In the spirit of bridging the Arab/Israeli/Jewish/Islamic divide, an exhibiton at Fred Torres Gallery brings together Lebanese artist George Rahme and Israeli gallery director and curator Elana Rubinfeld.
It’s All There Already, Detroit-based Rahme’s first solo show, presents fifteen new works. Upon first glance, they look like highly polished pastoral and nature scenes, but in fact, they’re so much more. The texture of his canvases is remarkably rich; Rahme incorporates various found prints–water colors he purchases at antique shops–and all sorts of local industrial materials to represent of "the common man." (He’s informally dubbed this style "bricoler".) "From the first viewing, George Rahme’s artwork reminded me of illustrations from an unwritten bible," says Rubinfeld.
The art ranges from eight foot landscapes populated by fox hunters and Mack trucks to tiny intimate studies of brooms and bric-Ã -brac. Says Rahme: "I am creating a family, with the different personalities of the objects on the surface, and that is how I choose how to group them together. I can form a relationship between an authentic Thomas Kinkade canvas and a semi truck." In his "The Blue Iris," for example, Rahme juxtaposes Van Gogh’s famous piece of the same name, Monet’s "Waterlilies," Japanese silk-screens and even iconography from Zoology books.

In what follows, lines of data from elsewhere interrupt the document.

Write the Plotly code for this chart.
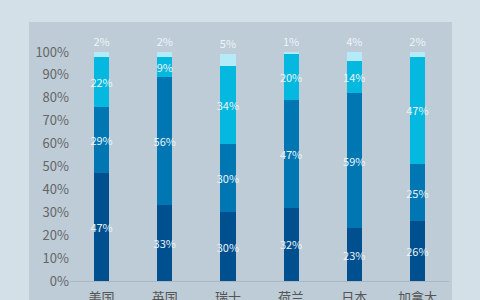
import plotly.graph_objects as go

countries = ["美国", "英国", "瑞士", "荷兰", "日本", "加拿大"]
seg1 = [47, 33, 30, 32, 23, 26]
seg2 = [29, 56, 30, 47, 59, 25]
seg3 = [22, 9, 34, 20, 14, 47]
seg4 = [2, 2, 5, 1, 4, 2]
series = [seg1, seg2, seg3, seg4]
colors = ["#00508f", "#0077b2", "#05b8df", "#b5ebf9"]
ytick_vals = [0, 10, 20, 30, 40, 50, 60, 70, 80, 90, 100]
ytick_text = [f"{v}%" for v in ytick_vals]

FONT = "Noto Sans CJK SC"

fig = go.Figure()
for i, (vals, col) in enumerate(zip(series, colors)):
    last = i == len(series) - 1
    fig.add_trace(go.Bar(
        x=countries, y=vals, marker=dict(color=col, line=dict(width=0)),
        width=0.24,
        text=[f"{v}%" for v in vals],
        textposition="outside" if last else "inside",
        textangle=0,
        insidetextanchor="middle",
        constraintext="none",
        cliponaxis=False,
        textfont=dict(family=FONT, size=11, color="#eef4f8"),
        hoverinfo="skip",
    ))

fig.update_layout(
    barmode="stack",
    width=480, height=300,
    margin=dict(l=70, r=31, t=52, b=19),
    paper_bgcolor="#d3e0e8",
    plot_bgcolor="rgba(0,0,0,0)",
    showlegend=False,
    font=dict(family=FONT),
    shapes=[dict(type="rect", xref="paper", yref="paper",
                 x0=-0.108, x1=1.008, y0=-0.2, y1=1.131,
                 fillcolor="#bdccd6", line=dict(width=0), layer="below")],
    xaxis=dict(showgrid=False, showline=True, linecolor="#a9b8c2", linewidth=1,
               tickfont=dict(size=13, color="#555555"), ticks="", automargin=False,
               ticklabelstandoff=4),
    yaxis=dict(range=[0, 100], showgrid=False, zeroline=False,
               tickvals=ytick_vals, ticktext=ytick_text, ticks="",
               tickfont=dict(size=13, color="#666666"), automargin=False),
)

fig.write_html("out.html")
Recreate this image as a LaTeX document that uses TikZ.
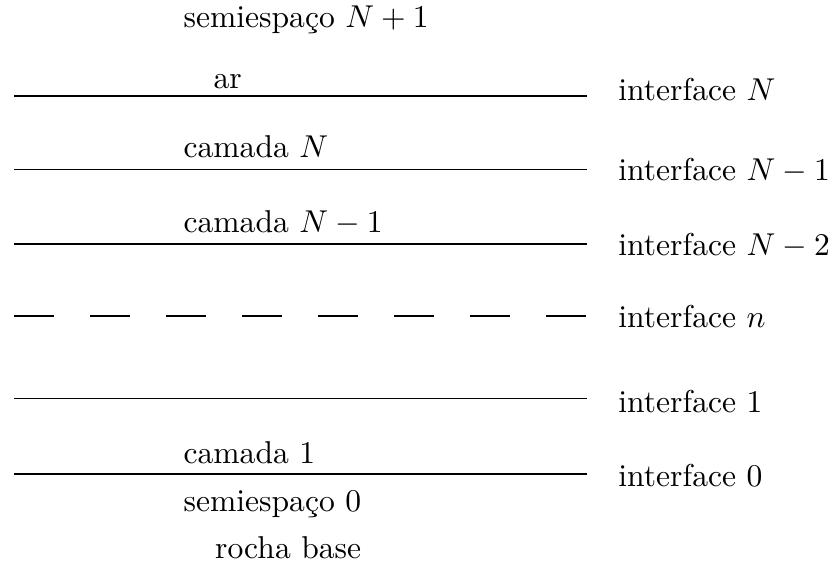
\documentclass[tikz,border=0pt]{standalone}
\usepackage{amsmath,amssymb}
\usepackage{tikz}
\usetikzlibrary{positioning, calc}

\begin{document}
\begin{tikzpicture}[
    iface/.style={line width=0.5pt},
    ifacedash/.style={line width=0.5pt, dash pattern=on 12.66pt off 11.39pt},
    lab/.style={inner sep=0pt, anchor=base west}
  ]
  \useasboundingbox (0,0) rectangle (9.277,6.307);
  % ends of the interfaces
  \coordinate (IN-l) at (0.156,5.238);   \coordinate (IN-r) at (6.527,5.238);
  \coordinate (IN1-l) at (0.156,4.420);  \coordinate (IN1-r) at (6.527,4.420);
  \coordinate (IN2-l) at (0.156,3.592);  \coordinate (IN2-r) at (6.527,3.592);
  \coordinate (In-l) at (0.156,2.791);   \coordinate (In-r) at (6.527,2.791);
  \coordinate (I1-l) at (0.156,1.874);   \coordinate (I1-r) at (6.527,1.874);
  \coordinate (I0-l) at (0.156,1.034);   \coordinate (I0-r) at (6.527,1.034);
  \foreach \p in {IN,IN1,IN2,I1,I0}{\draw[iface] (\p-l) -- (\p-r);}
  \draw[ifacedash] (In-l) -- (In-r);
  % media
  \node[lab] (semiN) at (2.035,6.005) {semiespaço $N+1$};
  \node[lab] (ar) at (2.369,5.327) {ar};
  \node[lab] (camN) at (2.035,4.559) {camada $N$};
  \node[lab] (camN1) at (2.035,3.725) {camada $N-1$};
  \node[lab] (cam1) at (2.035,1.156) {camada 1};
  \node[lab] (semi0) at (2.035,0.612) {semiespaço 0};
  \node[lab, anchor=base east] (rocha) at (semi0.base east |- 0,0.100) {rocha base};
  % interfaces
  \node[lab] (labN) at (6.872,5.193) {interface $N$};
  \node[lab] (labN1) at (6.872,4.303) {interface $N-1$};
  \node[lab] (labN2) at (6.872,3.469) {interface $N-2$};
  \node[lab] (labn) at (6.872,2.669) {interface $n$};
  \node[lab] (lab1) at (6.872,1.724) {interface 1};
  \node[lab] (lab0) at (6.872,0.890) {interface 0};
\end{tikzpicture}
\end{document}
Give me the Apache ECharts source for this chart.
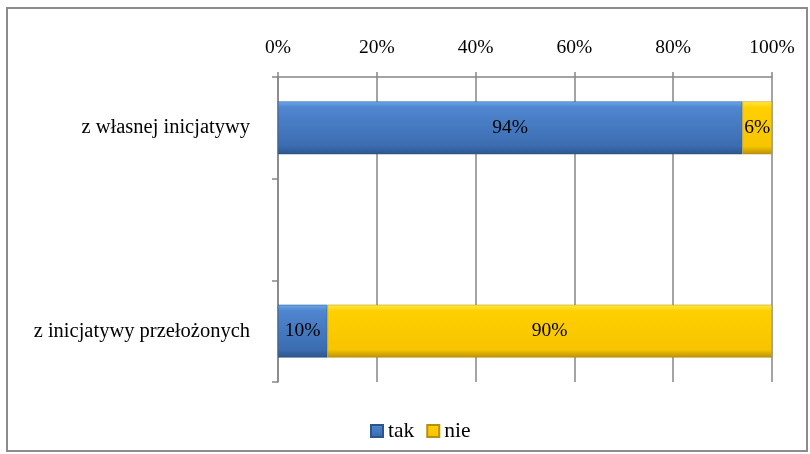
<!DOCTYPE html>
<html><head><meta charset="utf-8">
<script src="https://cdn.jsdelivr.net/npm/echarts@6/dist/echarts.min.js"></script>
<style>html,body{margin:0;padding:0;background:#fff}#c{width:810px;height:454px}</style>
</head><body><div id="c"></div>
<script>
var categories = ['z inicjatywy przełożonych', '', 'z własnej inicjatywy'];
var takValues = [10, null, 94];
var nieValues = [90, null, 6];
var tickLabels = ['0%', '20%', '40%', '60%', '80%', '100%'];
var seriesNames = ['tak', 'nie'];

var font = '"Liberation Serif", "Times New Roman", serif';
var blue = new echarts.graphic.LinearGradient(0, 0, 0, 1, [
  {offset: 0, color: '#6aa5ea'}, {offset: 0.12, color: '#4f86cf'},
  {offset: 0.85, color: '#3b6cb0'}, {offset: 1, color: '#2c5589'}]);
var yellow = new echarts.graphic.LinearGradient(0, 0, 0, 1, [
  {offset: 0, color: '#ffe84a'}, {offset: 0.12, color: '#ffd000'},
  {offset: 0.85, color: '#f7c400'}, {offset: 1, color: '#b8900a'}]);

var chart = echarts.init(document.getElementById('c'));
chart.setOption({
  animation: false,
  backgroundColor: '#fff',
  textStyle: {fontFamily: font},
  graphic: [{type: 'rect', shape: {x: 7, y: 8, width: 800, height: 443},
    style: {fill: 'none', stroke: '#8c8c8c', lineWidth: 2}}],
  grid: {left: 278, right: 38, top: 77, bottom: 72},
  legend: {
    bottom: 7, left: 365, itemWidth: 12, itemHeight: 12, itemGap: 12,
    textStyle: {fontFamily: font, fontSize: 21.5, color: '#000'},
    data: [{name: 'tak', icon: 'rect'}, {name: 'nie', icon: 'rect'}]
  },
  xAxis: {
    type: 'value', position: 'top', min: 0, max: 100, interval: 20,
    axisLine: {show: true, lineStyle: {color: '#868686', width: 1.5}},
    axisTick: {show: true, length: 5, lineStyle: {color: '#868686', width: 1.5}},
    splitLine: {show: true, lineStyle: {color: '#868686', width: 1.5}},
    axisLabel: {margin: 19, fontFamily: font, fontSize: 19.5, color: '#000',
      formatter: function (v) { return tickLabels[Math.round(v / 20)]; }}
  },
  yAxis: {
    type: 'category', data: categories,
    axisLine: {show: true, lineStyle: {color: '#868686', width: 1.5}},
    axisTick: {show: true, length: 6, lineStyle: {color: '#868686', width: 1.5}},
    axisLabel: {margin: 28, fontFamily: font, fontSize: 20.5, color: '#000'}
  },
  series: [
    {name: seriesNames[0], type: 'bar', stack: 's', data: takValues, barWidth: '52%',
      itemStyle: {color: blue, borderColor: '#2c5589', borderWidth: 0.5},
      label: {show: true, position: 'inside', formatter: '{c}%', fontFamily: font, fontSize: 19.5, color: '#000'}},
    {name: seriesNames[1], type: 'bar', stack: 's', data: nieValues, barWidth: '52%',
      itemStyle: {color: yellow, borderColor: '#b8900a', borderWidth: 0.5},
      label: {show: true, position: 'inside', formatter: '{c}%', fontFamily: font, fontSize: 19.5, color: '#000'}}
  ]
});
</script></body></html>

Inspired by the poetry of Khalil Gibran and Detroit’s underground techno scene, Rahme’s expressionist narratives take on the wistful quality of an impossible dream. And the fact that this particular artist and curator can collaborate on an apolitical show is itself a sign of progress. "Rahme is a second generation Lebanese American with ties to his large family in the north of Lebanon. I am a second generation Israeli American with close ties to Israel through my family and friends," says Elana Rubinfeld.
"In organizing this exhibition, our backgrounds were never really brought up, which speaks to our interests in the culture we are experiencing now."
George Rahme’s It’s All There Already is on view from November 5, 2009 through January 23, 2010 at Fred Torres Gallery.